/---
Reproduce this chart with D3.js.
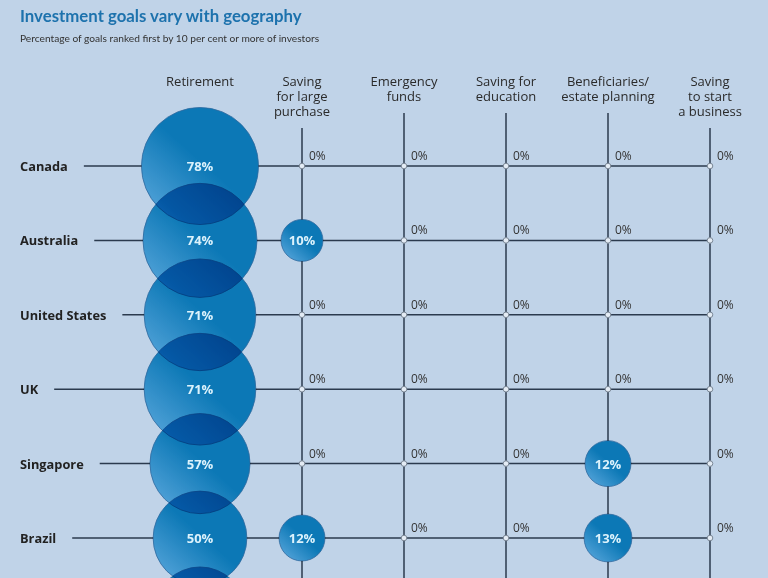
<!DOCTYPE html>
<html>
<head>
<meta charset="utf-8">
<script src="https://cdn.jsdelivr.net/npm/d3@7"></script>
<style>
  html, body { margin: 0; padding: 0; background: #c0d3e8; }
  svg { display: block; }
  .bubble { mix-blend-mode: multiply; }
</style>
</head>
<body>
<svg id="chart" width="768" height="578"></svg>
<script>
// ---- data ----
const title = "Investment goals vary with geography";
const subtitle = "Percentage of goals ranked first by 10 per cent or more of investors";
const countries = ["Canada", "Australia", "United States", "UK", "Singapore", "Brazil", ""];
const goals = ["Retirement", "Saving for large purchase", "Emergency funds", "Saving for education", "Beneficiaries/ estate planning", "Saving to start a business"];
const goalHeaderLines = [
  ["Retirement"],
  ["Saving", "for large", "purchase"],
  ["Emergency", "funds"],
  ["Saving for", "education"],
  ["Beneficiaries/", "estate planning"],
  ["Saving", "to start", "a business"]
];
const retirement    = [78, 74, 71, 71, 57, 50, 47];
const largePurchase = [0, 10, 0, 0, 0, 12, 0];
const emergency     = [0, 0, 0, 0, 0, 0, 0];
const education     = [0, 0, 0, 0, 0, 0, 0];
const beneficiaries = [0, 0, 0, 0, 12, 13, 0];
const business      = [0, 0, 0, 0, 0, 0, 0];
const seriesValues = [retirement, largePurchase, emergency, education, beneficiaries, business];

// ---- layout ----
const W = 768, H = 578;
const BG = "#c0d3e8";
const FONT = "'Open Sans', Lato, sans-serif";
const svg = d3.select("#chart");
svg.append("rect").attr("width", W).attr("height", H).attr("fill", BG);

const x = d3.scalePoint().domain(goals).range([200, 710]);
const y = d3.scalePoint().domain(d3.range(countries.length)).range([166, 166 + 74.4 * (countries.length - 1)]);
const r = d3.scaleSqrt().domain([0, 100]).range([0, 66.3]);

const cells = [];
goals.forEach((g, gi) => countries.forEach((c, ci) => cells.push({g, gi, c, ci, v: seriesValues[gi][ci]})));
const visible = d => y(d.ci) < H - 10;

// gradient
const defs = svg.append("defs");
const grad = defs.append("linearGradient").attr("id", "bubGrad")
  .attr("x1", 0.1).attr("y1", 0.9).attr("x2", 0.5).attr("y2", 0.45);
grad.append("stop").attr("offset", 0).attr("stop-color", "#6cc4ee");
grad.append("stop").attr("offset", 1).attr("stop-color", "#0f91c8");

// title
svg.append("text").attr("x", 20).attr("y", 22).text(title)
  .attr("font-family", "Lato, 'Open Sans', sans-serif").attr("font-weight", 700)
  .attr("font-size", 16.8).attr("fill", "#1d72ad");
svg.append("text").attr("x", 20).attr("y", 42).text(subtitle)
  .attr("font-family", "Lato, 'Open Sans', sans-serif")
  .attr("font-size", 10.2).attr("fill", "#333");

// headers
const hdr = svg.append("g");
goalHeaderLines.forEach((lines, gi) => {
  const t = hdr.append("text").attr("text-anchor", "middle")
    .attr("font-family", FONT).attr("font-size", 13).attr("fill", "#2a2a2a");
  lines.forEach((ln, li) => {
    t.append("tspan").attr("x", x(goals[gi])).attr("y", 86 + li * 15).text(ln);
  });
});

// row labels
const labels = svg.append("g");
const lineStarts = [];
countries.forEach((c, ci) => {
  if (y(ci) >= H - 10) { lineStarts.push(36); return; }
  const t = labels.append("text").attr("x", 20).attr("y", y(ci) + 5).text(c)
    .attr("font-family", FONT).attr("font-weight", 700)
    .attr("font-size", 12.8).attr("fill", "#222");
  lineStarts.push(20 + t.node().getComputedTextLength() + 16);
});

// grid lines
const grid = svg.append("g").attr("stroke", "#2b3a4e").attr("stroke-width", 1.5);
countries.forEach((c, ci) => {
  grid.append("line").attr("x1", lineStarts[ci]).attr("x2", x(goals[goals.length - 1]))
    .attr("y1", y(ci)).attr("y2", y(ci));
});
goals.forEach((g, gi) => {
  if (gi === 0) return;
  const n = goalHeaderLines[gi].length;
  grid.append("line").attr("x1", x(g)).attr("x2", x(g))
    .attr("y1", 86 + (n - 1) * 15 + 12).attr("y2", H + 60);
});

// dots at zero intersections
svg.append("g").selectAll("circle").data(cells.filter(d => d.v === 0 && d.gi > 0)).join("circle")
  .attr("cx", d => x(d.g)).attr("cy", d => y(d.ci)).attr("r", 2.8)
  .attr("fill", "#e4ecf5").attr("stroke", "#7a8796").attr("stroke-width", 1);

// bubbles: background masks then multiply bubbles
const bubbles = cells.filter(d => d.v > 0);
svg.append("g").selectAll("circle").data(bubbles).join("circle")
  .attr("cx", d => x(d.g)).attr("cy", d => y(d.ci)).attr("r", d => r(d.v))
  .attr("fill", BG);
svg.append("g").selectAll("circle").data(bubbles).join("circle")
  .attr("class", "bubble")
  .attr("cx", d => x(d.g)).attr("cy", d => y(d.ci)).attr("r", d => r(d.v))
  .attr("fill", "url(#bubGrad)").attr("stroke", "#3f7fae").attr("stroke-width", 0.8);

// bubble labels
svg.append("g").selectAll("text").data(bubbles.filter(visible)).join("text")
  .attr("x", d => x(d.g)).attr("y", d => y(d.ci) + 5).attr("text-anchor", "middle")
  .attr("font-family", FONT).attr("font-weight", 700)
  .attr("font-size", 13).attr("fill", "#dcf2fc")
  .text(d => d.v + "%");

// zero labels
svg.append("g").selectAll("text").data(cells.filter(d => d.v === 0 && d.gi > 0 && visible(d))).join("text")
  .attr("x", d => x(d.g) + 7).attr("y", d => y(d.ci) - 6)
  .attr("font-family", FONT)
  .attr("font-size", 12).attr("fill", "#333")
  .text(d => d.v + "%");
</script>
</body>
</html>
\---
**What the task requires:** Exclude the images, then output the data above word for word.

**Written answer:**
Reproduce this chart with D3.js.
<!DOCTYPE html>
<html>
<head>
<meta charset="utf-8">
<script src="https://cdn.jsdelivr.net/npm/d3@7"></script>
<style>
  html, body { margin: 0; padding: 0; background: #c0d3e8; }
  svg { display: block; }
  .bubble { mix-blend-mode: multiply; }
</style>
</head>
<body>
<svg id="chart" width="768" height="578"></svg>
<script>
// ---- data ----
const title = "Investment goals vary with geography";
const subtitle = "Percentage of goals ranked first by 10 per cent or more of investors";
const countries = ["Canada", "Australia", "United States", "UK", "Singapore", "Brazil", ""];
const goals = ["Retirement", "Saving for large purchase", "Emergency funds", "Saving for education", "Beneficiaries/ estate planning", "Saving to start a business"];
const goalHeaderLines = [
  ["Retirement"],
  ["Saving", "for large", "purchase"],
  ["Emergency", "funds"],
  ["Saving for", "education"],
  ["Beneficiaries/", "estate planning"],
  ["Saving", "to start", "a business"]
];
const retirement    = [78, 74, 71, 71, 57, 50, 47];
const largePurchase = [0, 10, 0, 0, 0, 12, 0];
const emergency     = [0, 0, 0, 0, 0, 0, 0];
const education     = [0, 0, 0, 0, 0, 0, 0];
const beneficiaries = [0, 0, 0, 0, 12, 13, 0];
const business      = [0, 0, 0, 0, 0, 0, 0];
const seriesValues = [retirement, largePurchase, emergency, education, beneficiaries, business];

// ---- layout ----
const W = 768, H = 578;
const BG = "#c0d3e8";
const FONT = "'Open Sans', Lato, sans-serif";
const svg = d3.select("#chart");
svg.append("rect").attr("width", W).attr("height", H).attr("fill", BG);

const x = d3.scalePoint().domain(goals).range([200, 710]);
const y = d3.scalePoint().domain(d3.range(countries.length)).range([166, 166 + 74.4 * (countries.length - 1)]);
const r = d3.scaleSqrt().domain([0, 100]).range([0, 66.3]);

const cells = [];
goals.forEach((g, gi) => countries.forEach((c, ci) => cells.push({g, gi, c, ci, v: seriesValues[gi][ci]})));
const visible = d => y(d.ci) < H - 10;

// gradient
const defs = svg.append("defs");
const grad = defs.append("linearGradient").attr("id", "bubGrad")
  .attr("x1", 0.1).attr("y1", 0.9).attr("x2", 0.5).attr("y2", 0.45);
grad.append("stop").attr("offset", 0).attr("stop-color", "#6cc4ee");
grad.append("stop").attr("offset", 1).attr("stop-color", "#0f91c8");

// title
svg.append("text").attr("x", 20).attr("y", 22).text(title)
  .attr("font-family", "Lato, 'Open Sans', sans-serif").attr("font-weight", 700)
  .attr("font-size", 16.8).attr("fill", "#1d72ad");
svg.append("text").attr("x", 20).attr("y", 42).text(subtitle)
  .attr("font-family", "Lato, 'Open Sans', sans-serif")
  .attr("font-size", 10.2).attr("fill", "#333");

// headers
const hdr = svg.append("g");
goalHeaderLines.forEach((lines, gi) => {
  const t = hdr.append("text").attr("text-anchor", "middle")
    .attr("font-family", FONT).attr("font-size", 13).attr("fill", "#2a2a2a");
  lines.forEach((ln, li) => {
    t.append("tspan").attr("x", x(goals[gi])).attr("y", 86 + li * 15).text(ln);
  });
});

// row labels
const labels = svg.append("g");
const lineStarts = [];
countries.forEach((c, ci) => {
  if (y(ci) >= H - 10) { lineStarts.push(36); return; }
  const t = labels.append("text").attr("x", 20).attr("y", y(ci) + 5).text(c)
    .attr("font-family", FONT).attr("font-weight", 700)
    .attr("font-size", 12.8).attr("fill", "#222");
  lineStarts.push(20 + t.node().getComputedTextLength() + 16);
});

// grid lines
const grid = svg.append("g").attr("stroke", "#2b3a4e").attr("stroke-width", 1.5);
countries.forEach((c, ci) => {
  grid.append("line").attr("x1", lineStarts[ci]).attr("x2", x(goals[goals.length - 1]))
    .attr("y1", y(ci)).attr("y2", y(ci));
});
goals.forEach((g, gi) => {
  if (gi === 0) return;
  const n = goalHeaderLines[gi].length;
  grid.append("line").attr("x1", x(g)).attr("x2", x(g))
    .attr("y1", 86 + (n - 1) * 15 + 12).attr("y2", H + 60);
});

// dots at zero intersections
svg.append("g").selectAll("circle").data(cells.filter(d => d.v === 0 && d.gi > 0)).join("circle")
  .attr("cx", d => x(d.g)).attr("cy", d => y(d.ci)).attr("r", 2.8)
  .attr("fill", "#e4ecf5").attr("stroke", "#7a8796").attr("stroke-width", 1);

// bubbles: background masks then multiply bubbles
const bubbles = cells.filter(d => d.v > 0);
svg.append("g").selectAll("circle").data(bubbles).join("circle")
  .attr("cx", d => x(d.g)).attr("cy", d => y(d.ci)).attr("r", d => r(d.v))
  .attr("fill", BG);
svg.append("g").selectAll("circle").data(bubbles).join("circle")
  .attr("class", "bubble")
  .attr("cx", d => x(d.g)).attr("cy", d => y(d.ci)).attr("r", d => r(d.v))
  .attr("fill", "url(#bubGrad)").attr("stroke", "#3f7fae").attr("stroke-width", 0.8);

// bubble labels
svg.append("g").selectAll("text").data(bubbles.filter(visible)).join("text")
  .attr("x", d => x(d.g)).attr("y", d => y(d.ci) + 5).attr("text-anchor", "middle")
  .attr("font-family", FONT).attr("font-weight", 700)
  .attr("font-size", 13).attr("fill", "#dcf2fc")
  .text(d => d.v + "%");

// zero labels
svg.append("g").selectAll("text").data(cells.filter(d => d.v === 0 && d.gi > 0 && visible(d))).join("text")
  .attr("x", d => x(d.g) + 7).attr("y", d => y(d.ci) - 6)
  .attr("font-family", FONT)
  .attr("font-size", 12).attr("fill", "#333")
  .text(d => d.v + "%");
</script>
</body>
</html>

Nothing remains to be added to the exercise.